→ Task details: Output every line exactly as written. Leave out pictures.

↓↓↓

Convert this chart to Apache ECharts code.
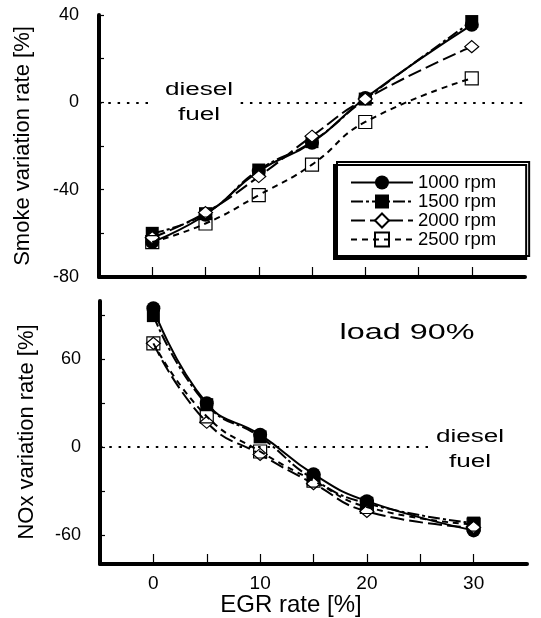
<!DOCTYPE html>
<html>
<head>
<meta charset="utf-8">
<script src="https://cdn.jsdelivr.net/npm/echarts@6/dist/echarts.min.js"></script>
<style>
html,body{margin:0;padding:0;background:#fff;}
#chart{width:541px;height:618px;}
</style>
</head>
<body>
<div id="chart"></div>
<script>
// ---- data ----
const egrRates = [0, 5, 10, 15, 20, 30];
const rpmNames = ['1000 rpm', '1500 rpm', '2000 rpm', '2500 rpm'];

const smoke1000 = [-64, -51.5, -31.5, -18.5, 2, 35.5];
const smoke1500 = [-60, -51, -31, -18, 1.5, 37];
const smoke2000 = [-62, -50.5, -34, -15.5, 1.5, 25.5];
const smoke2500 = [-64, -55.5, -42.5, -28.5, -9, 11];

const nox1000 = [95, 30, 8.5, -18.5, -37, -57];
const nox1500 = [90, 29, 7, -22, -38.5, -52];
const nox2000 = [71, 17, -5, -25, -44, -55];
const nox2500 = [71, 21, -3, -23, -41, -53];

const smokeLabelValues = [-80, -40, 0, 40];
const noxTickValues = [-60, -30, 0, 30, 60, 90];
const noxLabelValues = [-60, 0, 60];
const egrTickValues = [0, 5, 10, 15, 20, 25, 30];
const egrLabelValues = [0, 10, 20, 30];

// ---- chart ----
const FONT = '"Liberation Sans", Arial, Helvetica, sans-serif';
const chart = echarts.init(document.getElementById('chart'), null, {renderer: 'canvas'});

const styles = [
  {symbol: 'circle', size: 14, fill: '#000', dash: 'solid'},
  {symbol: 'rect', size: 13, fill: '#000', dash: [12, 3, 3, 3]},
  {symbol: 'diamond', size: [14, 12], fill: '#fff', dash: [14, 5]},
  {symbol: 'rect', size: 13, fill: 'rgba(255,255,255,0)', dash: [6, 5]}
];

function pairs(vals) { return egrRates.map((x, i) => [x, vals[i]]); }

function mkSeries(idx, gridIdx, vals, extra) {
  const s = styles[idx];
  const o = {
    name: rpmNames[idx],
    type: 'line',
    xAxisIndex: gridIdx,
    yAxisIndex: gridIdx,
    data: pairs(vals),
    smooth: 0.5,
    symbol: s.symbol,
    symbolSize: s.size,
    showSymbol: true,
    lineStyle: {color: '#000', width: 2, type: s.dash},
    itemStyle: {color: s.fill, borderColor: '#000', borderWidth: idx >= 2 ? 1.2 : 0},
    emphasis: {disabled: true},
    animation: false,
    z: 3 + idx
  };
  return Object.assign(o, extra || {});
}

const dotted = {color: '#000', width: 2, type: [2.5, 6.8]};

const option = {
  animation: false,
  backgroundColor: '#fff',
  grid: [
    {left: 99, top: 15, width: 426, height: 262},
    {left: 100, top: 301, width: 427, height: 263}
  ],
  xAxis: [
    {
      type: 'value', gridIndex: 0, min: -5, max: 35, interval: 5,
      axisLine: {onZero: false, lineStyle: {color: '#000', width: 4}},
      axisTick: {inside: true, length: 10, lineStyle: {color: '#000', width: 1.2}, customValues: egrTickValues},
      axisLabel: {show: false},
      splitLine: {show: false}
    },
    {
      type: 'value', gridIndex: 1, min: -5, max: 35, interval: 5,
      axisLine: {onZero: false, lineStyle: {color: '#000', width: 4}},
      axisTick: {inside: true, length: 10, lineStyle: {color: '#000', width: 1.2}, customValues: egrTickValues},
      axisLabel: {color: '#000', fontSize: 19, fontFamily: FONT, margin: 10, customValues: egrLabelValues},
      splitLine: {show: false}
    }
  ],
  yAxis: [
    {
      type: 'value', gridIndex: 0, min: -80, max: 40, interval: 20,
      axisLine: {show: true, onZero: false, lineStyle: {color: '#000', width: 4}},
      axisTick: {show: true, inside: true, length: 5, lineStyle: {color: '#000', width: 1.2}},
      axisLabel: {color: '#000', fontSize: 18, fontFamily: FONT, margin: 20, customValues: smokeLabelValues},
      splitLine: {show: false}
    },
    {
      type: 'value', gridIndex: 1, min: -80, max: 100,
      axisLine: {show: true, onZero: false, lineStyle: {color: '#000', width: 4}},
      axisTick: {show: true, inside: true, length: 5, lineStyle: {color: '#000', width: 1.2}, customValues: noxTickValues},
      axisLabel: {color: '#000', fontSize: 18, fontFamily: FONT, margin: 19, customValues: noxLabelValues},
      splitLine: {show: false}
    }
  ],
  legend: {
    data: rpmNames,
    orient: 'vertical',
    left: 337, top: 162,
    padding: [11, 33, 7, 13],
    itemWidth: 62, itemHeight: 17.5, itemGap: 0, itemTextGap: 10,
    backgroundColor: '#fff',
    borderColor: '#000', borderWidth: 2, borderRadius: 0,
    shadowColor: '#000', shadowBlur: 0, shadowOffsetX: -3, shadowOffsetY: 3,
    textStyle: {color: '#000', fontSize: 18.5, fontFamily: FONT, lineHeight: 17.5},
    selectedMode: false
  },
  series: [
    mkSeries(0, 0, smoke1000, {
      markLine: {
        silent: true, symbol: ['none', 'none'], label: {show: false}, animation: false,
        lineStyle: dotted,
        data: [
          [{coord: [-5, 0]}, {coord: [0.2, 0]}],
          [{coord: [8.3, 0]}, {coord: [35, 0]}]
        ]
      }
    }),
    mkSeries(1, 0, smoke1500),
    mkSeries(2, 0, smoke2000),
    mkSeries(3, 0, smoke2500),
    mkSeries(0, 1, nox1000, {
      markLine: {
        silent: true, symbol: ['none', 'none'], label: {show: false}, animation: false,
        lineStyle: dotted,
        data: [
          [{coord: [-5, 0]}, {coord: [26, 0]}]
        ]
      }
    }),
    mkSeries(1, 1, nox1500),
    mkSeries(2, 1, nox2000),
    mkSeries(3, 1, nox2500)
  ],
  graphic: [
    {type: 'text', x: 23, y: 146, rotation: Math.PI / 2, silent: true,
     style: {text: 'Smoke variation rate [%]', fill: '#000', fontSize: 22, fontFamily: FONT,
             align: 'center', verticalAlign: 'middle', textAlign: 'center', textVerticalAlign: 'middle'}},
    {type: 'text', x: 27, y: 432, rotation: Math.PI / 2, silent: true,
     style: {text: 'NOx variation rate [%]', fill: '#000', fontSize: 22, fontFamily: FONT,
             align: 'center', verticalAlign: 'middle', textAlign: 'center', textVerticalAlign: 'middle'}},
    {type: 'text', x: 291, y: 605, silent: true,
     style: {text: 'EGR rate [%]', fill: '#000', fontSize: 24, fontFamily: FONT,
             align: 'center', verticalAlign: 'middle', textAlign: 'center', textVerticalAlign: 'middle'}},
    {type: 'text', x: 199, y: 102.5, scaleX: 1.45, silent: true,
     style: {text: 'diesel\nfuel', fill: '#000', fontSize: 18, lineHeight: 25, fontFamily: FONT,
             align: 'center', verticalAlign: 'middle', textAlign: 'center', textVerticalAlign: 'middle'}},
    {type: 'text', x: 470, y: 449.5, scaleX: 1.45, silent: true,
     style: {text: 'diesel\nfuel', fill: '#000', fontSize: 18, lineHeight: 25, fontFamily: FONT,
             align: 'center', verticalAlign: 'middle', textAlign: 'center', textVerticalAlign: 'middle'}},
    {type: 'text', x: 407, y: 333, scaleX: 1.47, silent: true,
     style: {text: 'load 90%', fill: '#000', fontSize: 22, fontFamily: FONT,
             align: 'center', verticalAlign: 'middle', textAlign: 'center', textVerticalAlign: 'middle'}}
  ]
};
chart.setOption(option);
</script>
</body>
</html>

↑↑↑

→ Solution to this exercise:
Convert this chart to Apache ECharts code.
<!DOCTYPE html>
<html>
<head>
<meta charset="utf-8">
<script src="https://cdn.jsdelivr.net/npm/echarts@6/dist/echarts.min.js"></script>
<style>
html,body{margin:0;padding:0;background:#fff;}
#chart{width:541px;height:618px;}
</style>
</head>
<body>
<div id="chart"></div>
<script>
// ---- data ----
const egrRates = [0, 5, 10, 15, 20, 30];
const rpmNames = ['1000 rpm', '1500 rpm', '2000 rpm', '2500 rpm'];

const smoke1000 = [-64, -51.5, -31.5, -18.5, 2, 35.5];
const smoke1500 = [-60, -51, -31, -18, 1.5, 37];
const smoke2000 = [-62, -50.5, -34, -15.5, 1.5, 25.5];
const smoke2500 = [-64, -55.5, -42.5, -28.5, -9, 11];

const nox1000 = [95, 30, 8.5, -18.5, -37, -57];
const nox1500 = [90, 29, 7, -22, -38.5, -52];
const nox2000 = [71, 17, -5, -25, -44, -55];
const nox2500 = [71, 21, -3, -23, -41, -53];

const smokeLabelValues = [-80, -40, 0, 40];
const noxTickValues = [-60, -30, 0, 30, 60, 90];
const noxLabelValues = [-60, 0, 60];
const egrTickValues = [0, 5, 10, 15, 20, 25, 30];
const egrLabelValues = [0, 10, 20, 30];

// ---- chart ----
const FONT = '"Liberation Sans", Arial, Helvetica, sans-serif';
const chart = echarts.init(document.getElementById('chart'), null, {renderer: 'canvas'});

const styles = [
  {symbol: 'circle', size: 14, fill: '#000', dash: 'solid'},
  {symbol: 'rect', size: 13, fill: '#000', dash: [12, 3, 3, 3]},
  {symbol: 'diamond', size: [14, 12], fill: '#fff', dash: [14, 5]},
  {symbol: 'rect', size: 13, fill: 'rgba(255,255,255,0)', dash: [6, 5]}
];

function pairs(vals) { return egrRates.map((x, i) => [x, vals[i]]); }

function mkSeries(idx, gridIdx, vals, extra) {
  const s = styles[idx];
  const o = {
    name: rpmNames[idx],
    type: 'line',
    xAxisIndex: gridIdx,
    yAxisIndex: gridIdx,
    data: pairs(vals),
    smooth: 0.5,
    symbol: s.symbol,
    symbolSize: s.size,
    showSymbol: true,
    lineStyle: {color: '#000', width: 2, type: s.dash},
    itemStyle: {color: s.fill, borderColor: '#000', borderWidth: idx >= 2 ? 1.2 : 0},
    emphasis: {disabled: true},
    animation: false,
    z: 3 + idx
  };
  return Object.assign(o, extra || {});
}

const dotted = {color: '#000', width: 2, type: [2.5, 6.8]};

const option = {
  animation: false,
  backgroundColor: '#fff',
  grid: [
    {left: 99, top: 15, width: 426, height: 262},
    {left: 100, top: 301, width: 427, height: 263}
  ],
  xAxis: [
    {
      type: 'value', gridIndex: 0, min: -5, max: 35, interval: 5,
      axisLine: {onZero: false, lineStyle: {color: '#000', width: 4}},
      axisTick: {inside: true, length: 10, lineStyle: {color: '#000', width: 1.2}, customValues: egrTickValues},
      axisLabel: {show: false},
      splitLine: {show: false}
    },
    {
      type: 'value', gridIndex: 1, min: -5, max: 35, interval: 5,
      axisLine: {onZero: false, lineStyle: {color: '#000', width: 4}},
      axisTick: {inside: true, length: 10, lineStyle: {color: '#000', width: 1.2}, customValues: egrTickValues},
      axisLabel: {color: '#000', fontSize: 19, fontFamily: FONT, margin: 10, customValues: egrLabelValues},
      splitLine: {show: false}
    }
  ],
  yAxis: [
    {
      type: 'value', gridIndex: 0, min: -80, max: 40, interval: 20,
      axisLine: {show: true, onZero: false, lineStyle: {color: '#000', width: 4}},
      axisTick: {show: true, inside: true, length: 5, lineStyle: {color: '#000', width: 1.2}},
      axisLabel: {color: '#000', fontSize: 18, fontFamily: FONT, margin: 20, customValues: smokeLabelValues},
      splitLine: {show: false}
    },
    {
      type: 'value', gridIndex: 1, min: -80, max: 100,
      axisLine: {show: true, onZero: false, lineStyle: {color: '#000', width: 4}},
      axisTick: {show: true, inside: true, length: 5, lineStyle: {color: '#000', width: 1.2}, customValues: noxTickValues},
      axisLabel: {color: '#000', fontSize: 18, fontFamily: FONT, margin: 19, customValues: noxLabelValues},
      splitLine: {show: false}
    }
  ],
  legend: {
    data: rpmNames,
    orient: 'vertical',
    left: 337, top: 162,
    padding: [11, 33, 7, 13],
    itemWidth: 62, itemHeight: 17.5, itemGap: 0, itemTextGap: 10,
    backgroundColor: '#fff',
    borderColor: '#000', borderWidth: 2, borderRadius: 0,
    shadowColor: '#000', shadowBlur: 0, shadowOffsetX: -3, shadowOffsetY: 3,
    textStyle: {color: '#000', fontSize: 18.5, fontFamily: FONT, lineHeight: 17.5},
    selectedMode: false
  },
  series: [
    mkSeries(0, 0, smoke1000, {
      markLine: {
        silent: true, symbol: ['none', 'none'], label: {show: false}, animation: false,
        lineStyle: dotted,
        data: [
          [{coord: [-5, 0]}, {coord: [0.2, 0]}],
          [{coord: [8.3, 0]}, {coord: [35, 0]}]
        ]
      }
    }),
    mkSeries(1, 0, smoke1500),
    mkSeries(2, 0, smoke2000),
    mkSeries(3, 0, smoke2500),
    mkSeries(0, 1, nox1000, {
      markLine: {
        silent: true, symbol: ['none', 'none'], label: {show: false}, animation: false,
        lineStyle: dotted,
        data: [
          [{coord: [-5, 0]}, {coord: [26, 0]}]
        ]
      }
    }),
    mkSeries(1, 1, nox1500),
    mkSeries(2, 1, nox2000),
    mkSeries(3, 1, nox2500)
  ],
  graphic: [
    {type: 'text', x: 23, y: 146, rotation: Math.PI / 2, silent: true,
     style: {text: 'Smoke variation rate [%]', fill: '#000', fontSize: 22, fontFamily: FONT,
             align: 'center', verticalAlign: 'middle', textAlign: 'center', textVerticalAlign: 'middle'}},
    {type: 'text', x: 27, y: 432, rotation: Math.PI / 2, silent: true,
     style: {text: 'NOx variation rate [%]', fill: '#000', fontSize: 22, fontFamily: FONT,
             align: 'center', verticalAlign: 'middle', textAlign: 'center', textVerticalAlign: 'middle'}},
    {type: 'text', x: 291, y: 605, silent: true,
     style: {text: 'EGR rate [%]', fill: '#000', fontSize: 24, fontFamily: FONT,
             align: 'center', verticalAlign: 'middle', textAlign: 'center', textVerticalAlign: 'middle'}},
    {type: 'text', x: 199, y: 102.5, scaleX: 1.45, silent: true,
     style: {text: 'diesel\nfuel', fill: '#000', fontSize: 18, lineHeight: 25, fontFamily: FONT,
             align: 'center', verticalAlign: 'middle', textAlign: 'center', textVerticalAlign: 'middle'}},
    {type: 'text', x: 470, y: 449.5, scaleX: 1.45, silent: true,
     style: {text: 'diesel\nfuel', fill: '#000', fontSize: 18, lineHeight: 25, fontFamily: FONT,
             align: 'center', verticalAlign: 'middle', textAlign: 'center', textVerticalAlign: 'middle'}},
    {type: 'text', x: 407, y: 333, scaleX: 1.47, silent: true,
     style: {text: 'load 90%', fill: '#000', fontSize: 22, fontFamily: FONT,
             align: 'center', verticalAlign: 'middle', textAlign: 'center', textVerticalAlign: 'middle'}}
  ]
};
chart.setOption(option);
</script>
</body>
</html>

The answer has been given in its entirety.